On Thursday morning, the long awaited Proposition 8 arguments will be delivered to the California Supreme Court. For those who were outraged or saddened by the vote on election day, this three hour window is a chance to get back some of what was lost.
I will be watching the oral arguments on live feed and wanted to set out a little background for those readers who are also interested in tuning in, but have the good sense not to study law for a living.
A few opening points: this argument will actually touch upon a number of cases all surrounding the same issue and all petitioning the same man (Mark Horton, State Registrar of Vital Statistics). The most well known of these cases is referred as Strauss v. Horton. The arguments don't vary much from case to case.
As well, there are a ton of interveners - civil society groups making submissions in writing (briefs) to the Court in support of one side or the other - hoping to alert the court to the impact this decision will have on the lives of people not named as a party to the actions. Each of those briefs raise novel arguments that might not form the center of the challenge to Proposition 8.
The argument against Proposition 8 has two main assertions.
The first - the big picture fundamental rights approach - argues that, once the California Supreme Court found that unequal marriage rights constituted a violation of the equal protection clause in the California Constitution, taking away marriage rights from same-sex couples would constitutionally enshrine a violation of the right to equality. This would create severe internal contradictions in what is the fundamental legal document for the State of California. In other words, equal treatment under the law is so fundamental that you can't take it away, even by amending the Constitution.
This idea of fundamental rights has been recognized in some jurisprudence, but there certainly is no consensus about the existence of these kinds of rights (Although it does make you sleep easier at night thinking that the right to free speech can't just be voted away on a whim).
This leads into the smaller technical argument: Proposition 8 created such a fundamental shift in the fabric of the Constitution that it can't be approved by votes alone and requires a secondary legislative approval process. Amendments to a Constitution are, according to a very old Supreme Court decision, an addition or change to the original legal document. Revisions, on the other hand, are a substantial alteration of the underlying principles of a legal document.
Revisions require approval by two thirds of the state house before a majority vote in order to become law.
When determining whether a proposition is a revision or an amendment, the court looks to the qualitative changes (how much of the document is affected) and the quantitative changes (how many words are added, how many different provisions are effected, etc.). Proposition 8 was very short and only affected one section of the Constitution. That said, if you buy the fundamental rights argument, Prop 8 caused a great shift in constitutional guarantees in California. The opposition to Prop 8 is hoping to convince the Court that the gay marriage ban was significant enough to constitute a revision and must be referred to the state house.
If you're feeling good about these arguments, don't start planning your big gay wedding quite yet. The Proposition 8 supporters have some pretty convincing law on their side (they also have Ken Starr who writes like he's running for office - it's pretty entertaining to read).

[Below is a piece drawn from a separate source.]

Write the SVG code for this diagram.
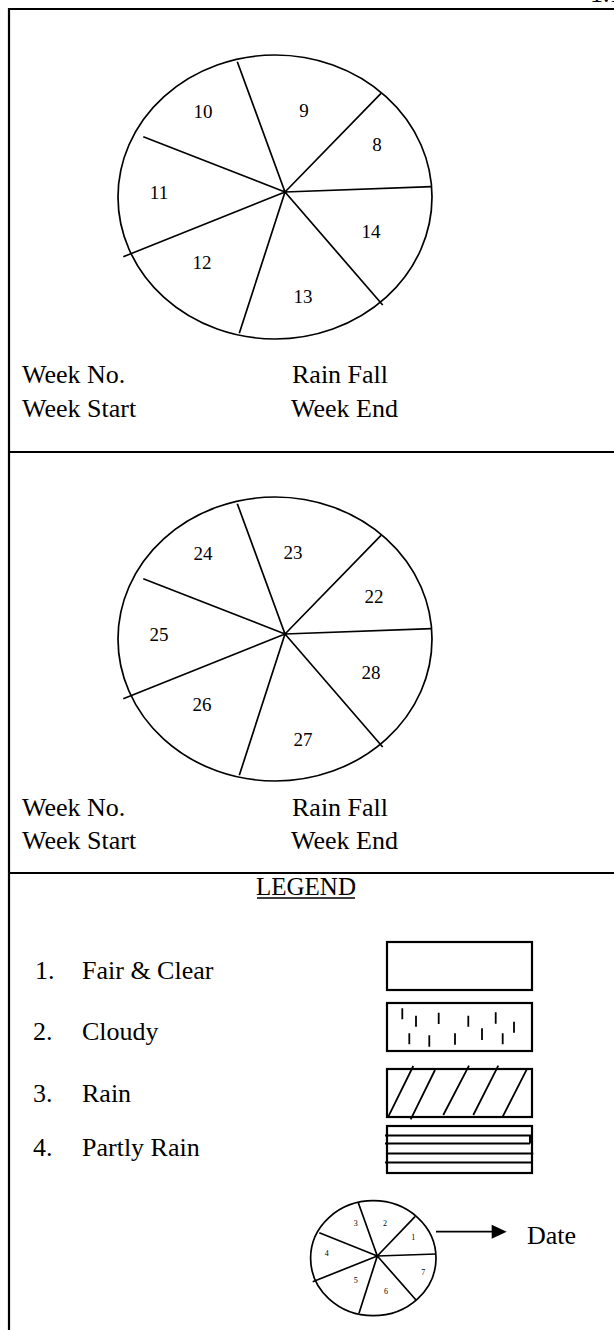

First, a large part of the argument against Proposition 8 relies on the notion that parts of the Constitution are so fundamental they cannot be altered even if those alterations are legally executed. Unfortunately, although that makes intuitive sense, no court has stated affirmatively that parts of the Constitution are safe from alteration. Those courts that have hinted at these rights haven't been too clear about what is included in those rights. Perhaps it's just the freedom from unreasonable search and seizure rather than the broad notion of equality.
The broader the sphere of fundamental rights, the less power the people have to control their own lives. Americans are kind of touchy about giving their democratic powers away. You need to be sure you are right when you carve out a section of law and tell citizens they have no effect on its application.
Without a hierarchy of rights that preserves some from amendment, when two provisions within one legal document conflict, the Court usually finds that the specific provision (in this case Proposition 8) overrides the more general provision (the equal protection clause).
Second, the fact that Proposition 8 was passed by popular vote according the amendment requirements means that the Court must assume it is valid. That leaves the petitioners with the burden of proving that the amendment is actually a revision.
Burden is important because when there is a presumption of validity you need to clearly prove your argument to have any chance at success.
Historically, revisions have been long amendments (as in provisions with a lot of words) or additions that affect a large number of provisions. They also might affect the basic governmental structure. It's a break from certain precedents to read the possible effect of a short specific addition as being so fundamental that the amendment is reclassified as a revision.
The single most important element of the Prop 8 supporter's argument is that the amendment represents the will of the majority of the California population. While you can rhapsodize about the tyranny of the majority as much as you like, American history has created a nation of people that value the will of the people over the will of a centralized governing body. Courts are aware of the importance of democracy and accountability and they will need a very convincing argument to override a popular vote.
While courts have a rich history of activism - a history that has led to some of the greatest civil rights progresses of our time - they are often loathe to interfere in the democratic process. Because of this, I think the strongest argument Prop 8 opponents have is that characterizing Proposition 8 as a revision underscores the fundamental change of removing equality rights from a discrete group and also leaves the final decision in the hands of elected representatives.
This compromise may be the best hope for gay marriage in California. Until, that is, the next ballot.